INVESTING STYLE & PHILOSOPHY
Pure value investing in the Buffett-Graham tradition. Stig looks for companies trading below intrinsic value with strong competitive advantages, honest management, and a margin of safety.
He takes a concentrated approach — he'd rather own 10-15 well-understood positions than 50 diversified ones. He does deep fundamental analysis: reading annual reports, understanding unit economics, and calculating intrinsic value using discounted cash flow models.
He has an international perspective that most American value investors lack — he actively looks at companies in Europe, Asia, and emerging markets. He believes international markets are less efficiently priced than US markets, creating more opportunities for value investors.
THE PLAYBOOK
Risk Approach
Moderate. Stig is concentrated but disciplined.
He won't buy something unless his downside analysis shows limited risk of permanent capital loss. He's willing to hold cash when he can't find cheap stocks — sometimes 20-30% of his portfolio.
He's less speculative than Preston and has stayed closer to the original value investing framework. He manages risk through deep understanding of each position rather than through broad diversification.
Money Habits
Stig is methodical and disciplined. He reads extensively — annual reports, investing books, economic history, and academic research.

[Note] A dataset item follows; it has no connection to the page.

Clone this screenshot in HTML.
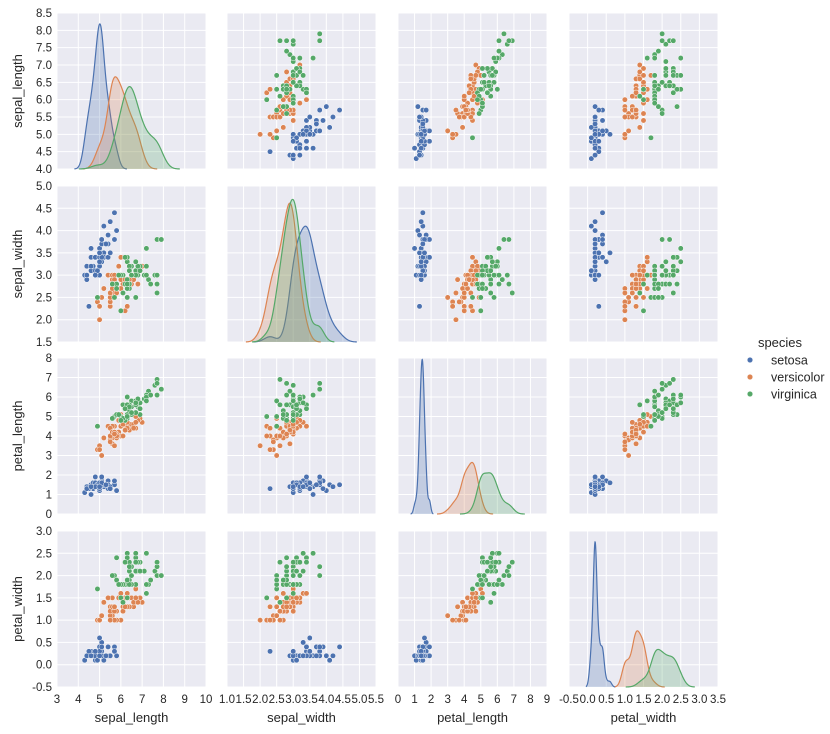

He maintains a structured process for evaluating potential investments and doesn't deviate from it based on market emotions. He lives in Denmark and maintains a lower public profile than many financial media personalities.
He reinvests podcast income into both his business and his personal investment portfolio.
BIGGEST WIN
Co-building The Investor's Podcast Network into a global phenomenon. The show's reach — 100 million+ downloads — means Stig has directly contributed to the financial education of millions of people across dozens of countries.
His interviews with top investors have created a free archive of investing wisdom that rivals any MBA curriculum. On a personal investment level, his consistent application of value principles across international markets has produced solid long-term returns.
BIGGEST MISTAKE
Stig has been open about early investment mistakes where he bought companies that were cheap for a reason — value traps where the low price reflected genuine business deterioration rather than market mispricing. He's talked about the importance of distinguishing between "cheap" and "good value," which is one of the hardest lessons in value investing.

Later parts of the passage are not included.